BEGIN

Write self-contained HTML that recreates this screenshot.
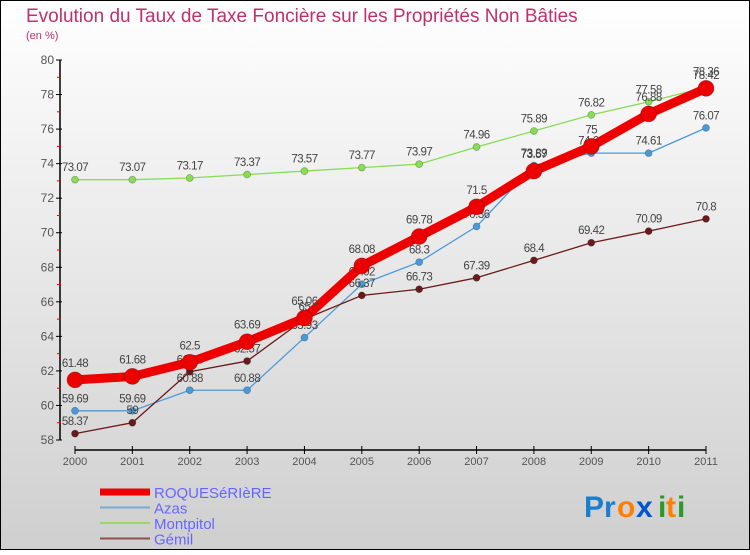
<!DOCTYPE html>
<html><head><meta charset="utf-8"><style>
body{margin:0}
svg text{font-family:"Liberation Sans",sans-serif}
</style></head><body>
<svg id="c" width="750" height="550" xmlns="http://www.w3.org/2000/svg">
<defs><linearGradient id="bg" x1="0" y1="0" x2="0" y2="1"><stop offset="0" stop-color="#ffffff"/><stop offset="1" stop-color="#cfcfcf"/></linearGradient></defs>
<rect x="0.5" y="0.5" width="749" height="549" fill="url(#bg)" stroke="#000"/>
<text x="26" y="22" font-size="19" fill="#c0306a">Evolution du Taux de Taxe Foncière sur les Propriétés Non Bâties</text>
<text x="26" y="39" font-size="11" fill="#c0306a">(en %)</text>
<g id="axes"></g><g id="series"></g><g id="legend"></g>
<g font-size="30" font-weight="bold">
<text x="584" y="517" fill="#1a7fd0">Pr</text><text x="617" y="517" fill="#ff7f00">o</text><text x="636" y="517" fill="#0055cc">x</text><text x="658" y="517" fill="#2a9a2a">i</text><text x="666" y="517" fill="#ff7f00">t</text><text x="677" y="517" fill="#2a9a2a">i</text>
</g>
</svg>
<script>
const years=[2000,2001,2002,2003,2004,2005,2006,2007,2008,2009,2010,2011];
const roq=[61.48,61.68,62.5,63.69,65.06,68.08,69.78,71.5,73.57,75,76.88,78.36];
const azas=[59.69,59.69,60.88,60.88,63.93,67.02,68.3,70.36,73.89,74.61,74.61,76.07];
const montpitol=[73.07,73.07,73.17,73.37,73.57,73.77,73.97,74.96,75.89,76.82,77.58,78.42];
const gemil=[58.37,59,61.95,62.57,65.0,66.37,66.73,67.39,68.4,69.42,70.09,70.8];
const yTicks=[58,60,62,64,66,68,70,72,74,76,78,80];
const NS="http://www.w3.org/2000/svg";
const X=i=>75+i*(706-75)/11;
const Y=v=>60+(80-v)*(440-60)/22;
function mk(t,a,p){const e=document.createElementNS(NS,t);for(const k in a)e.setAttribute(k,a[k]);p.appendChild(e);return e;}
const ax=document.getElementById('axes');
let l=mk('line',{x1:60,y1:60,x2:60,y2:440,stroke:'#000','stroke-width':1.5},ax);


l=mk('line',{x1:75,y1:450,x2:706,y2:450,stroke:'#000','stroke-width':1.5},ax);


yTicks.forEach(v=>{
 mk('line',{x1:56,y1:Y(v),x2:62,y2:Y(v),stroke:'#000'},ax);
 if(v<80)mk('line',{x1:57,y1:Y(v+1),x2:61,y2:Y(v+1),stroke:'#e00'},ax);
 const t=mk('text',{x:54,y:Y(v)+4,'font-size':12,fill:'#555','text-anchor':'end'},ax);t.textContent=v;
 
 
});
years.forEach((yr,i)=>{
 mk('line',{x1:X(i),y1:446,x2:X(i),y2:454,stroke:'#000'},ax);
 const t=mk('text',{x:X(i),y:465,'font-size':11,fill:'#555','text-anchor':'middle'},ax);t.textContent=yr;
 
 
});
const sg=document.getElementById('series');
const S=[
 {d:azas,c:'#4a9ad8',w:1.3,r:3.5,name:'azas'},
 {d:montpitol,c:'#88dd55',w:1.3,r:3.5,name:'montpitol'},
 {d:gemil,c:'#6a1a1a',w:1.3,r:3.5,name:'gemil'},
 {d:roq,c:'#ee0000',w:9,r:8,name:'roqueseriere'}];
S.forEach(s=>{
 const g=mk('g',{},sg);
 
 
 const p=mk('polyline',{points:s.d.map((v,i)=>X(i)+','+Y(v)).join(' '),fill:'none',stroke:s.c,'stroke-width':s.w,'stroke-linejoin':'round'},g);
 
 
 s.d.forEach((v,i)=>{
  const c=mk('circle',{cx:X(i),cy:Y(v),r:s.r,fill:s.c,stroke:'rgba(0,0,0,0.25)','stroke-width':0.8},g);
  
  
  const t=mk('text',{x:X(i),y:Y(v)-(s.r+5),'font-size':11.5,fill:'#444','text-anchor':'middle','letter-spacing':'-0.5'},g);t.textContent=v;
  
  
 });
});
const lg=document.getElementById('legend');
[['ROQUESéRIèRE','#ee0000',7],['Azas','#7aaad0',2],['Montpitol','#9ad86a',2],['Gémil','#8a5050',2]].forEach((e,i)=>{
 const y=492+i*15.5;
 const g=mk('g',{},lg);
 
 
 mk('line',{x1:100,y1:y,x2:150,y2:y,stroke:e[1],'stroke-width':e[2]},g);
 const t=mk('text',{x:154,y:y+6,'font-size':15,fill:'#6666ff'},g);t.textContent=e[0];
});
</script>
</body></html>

END

## Written instruction
Repeat the data exactly, without the pictures.

## Written solution
Write self-contained HTML that recreates this screenshot.
<!DOCTYPE html>
<html><head><meta charset="utf-8"><style>
body{margin:0}
svg text{font-family:"Liberation Sans",sans-serif}
</style></head><body>
<svg id="c" width="750" height="550" xmlns="http://www.w3.org/2000/svg">
<defs><linearGradient id="bg" x1="0" y1="0" x2="0" y2="1"><stop offset="0" stop-color="#ffffff"/><stop offset="1" stop-color="#cfcfcf"/></linearGradient></defs>
<rect x="0.5" y="0.5" width="749" height="549" fill="url(#bg)" stroke="#000"/>
<text x="26" y="22" font-size="19" fill="#c0306a">Evolution du Taux de Taxe Foncière sur les Propriétés Non Bâties</text>
<text x="26" y="39" font-size="11" fill="#c0306a">(en %)</text>
<g id="axes"></g><g id="series"></g><g id="legend"></g>
<g font-size="30" font-weight="bold">
<text x="584" y="517" fill="#1a7fd0">Pr</text><text x="617" y="517" fill="#ff7f00">o</text><text x="636" y="517" fill="#0055cc">x</text><text x="658" y="517" fill="#2a9a2a">i</text><text x="666" y="517" fill="#ff7f00">t</text><text x="677" y="517" fill="#2a9a2a">i</text>
</g>
</svg>
<script>
const years=[2000,2001,2002,2003,2004,2005,2006,2007,2008,2009,2010,2011];
const roq=[61.48,61.68,62.5,63.69,65.06,68.08,69.78,71.5,73.57,75,76.88,78.36];
const azas=[59.69,59.69,60.88,60.88,63.93,67.02,68.3,70.36,73.89,74.61,74.61,76.07];
const montpitol=[73.07,73.07,73.17,73.37,73.57,73.77,73.97,74.96,75.89,76.82,77.58,78.42];
const gemil=[58.37,59,61.95,62.57,65.0,66.37,66.73,67.39,68.4,69.42,70.09,70.8];
const yTicks=[58,60,62,64,66,68,70,72,74,76,78,80];
const NS="http://www.w3.org/2000/svg";
const X=i=>75+i*(706-75)/11;
const Y=v=>60+(80-v)*(440-60)/22;
function mk(t,a,p){const e=document.createElementNS(NS,t);for(const k in a)e.setAttribute(k,a[k]);p.appendChild(e);return e;}
const ax=document.getElementById('axes');
let l=mk('line',{x1:60,y1:60,x2:60,y2:440,stroke:'#000','stroke-width':1.5},ax);


l=mk('line',{x1:75,y1:450,x2:706,y2:450,stroke:'#000','stroke-width':1.5},ax);


yTicks.forEach(v=>{
 mk('line',{x1:56,y1:Y(v),x2:62,y2:Y(v),stroke:'#000'},ax);
 if(v<80)mk('line',{x1:57,y1:Y(v+1),x2:61,y2:Y(v+1),stroke:'#e00'},ax);
 const t=mk('text',{x:54,y:Y(v)+4,'font-size':12,fill:'#555','text-anchor':'end'},ax);t.textContent=v;
 
 
});
years.forEach((yr,i)=>{
 mk('line',{x1:X(i),y1:446,x2:X(i),y2:454,stroke:'#000'},ax);
 const t=mk('text',{x:X(i),y:465,'font-size':11,fill:'#555','text-anchor':'middle'},ax);t.textContent=yr;
 
 
});
const sg=document.getElementById('series');
const S=[
 {d:azas,c:'#4a9ad8',w:1.3,r:3.5,name:'azas'},
 {d:montpitol,c:'#88dd55',w:1.3,r:3.5,name:'montpitol'},
 {d:gemil,c:'#6a1a1a',w:1.3,r:3.5,name:'gemil'},
 {d:roq,c:'#ee0000',w:9,r:8,name:'roqueseriere'}];
S.forEach(s=>{
 const g=mk('g',{},sg);
 
 
 const p=mk('polyline',{points:s.d.map((v,i)=>X(i)+','+Y(v)).join(' '),fill:'none',stroke:s.c,'stroke-width':s.w,'stroke-linejoin':'round'},g);
 
 
 s.d.forEach((v,i)=>{
  const c=mk('circle',{cx:X(i),cy:Y(v),r:s.r,fill:s.c,stroke:'rgba(0,0,0,0.25)','stroke-width':0.8},g);
  
  
  const t=mk('text',{x:X(i),y:Y(v)-(s.r+5),'font-size':11.5,fill:'#444','text-anchor':'middle','letter-spacing':'-0.5'},g);t.textContent=v;
  
  
 });
});
const lg=document.getElementById('legend');
[['ROQUESéRIèRE','#ee0000',7],['Azas','#7aaad0',2],['Montpitol','#9ad86a',2],['Gémil','#8a5050',2]].forEach((e,i)=>{
 const y=492+i*15.5;
 const g=mk('g',{},lg);
 
 
 mk('line',{x1:100,y1:y,x2:150,y2:y,stroke:e[1],'stroke-width':e[2]},g);
 const t=mk('text',{x:154,y:y+6,'font-size':15,fill:'#6666ff'},g);t.textContent=e[0];
});
</script>
</body></html>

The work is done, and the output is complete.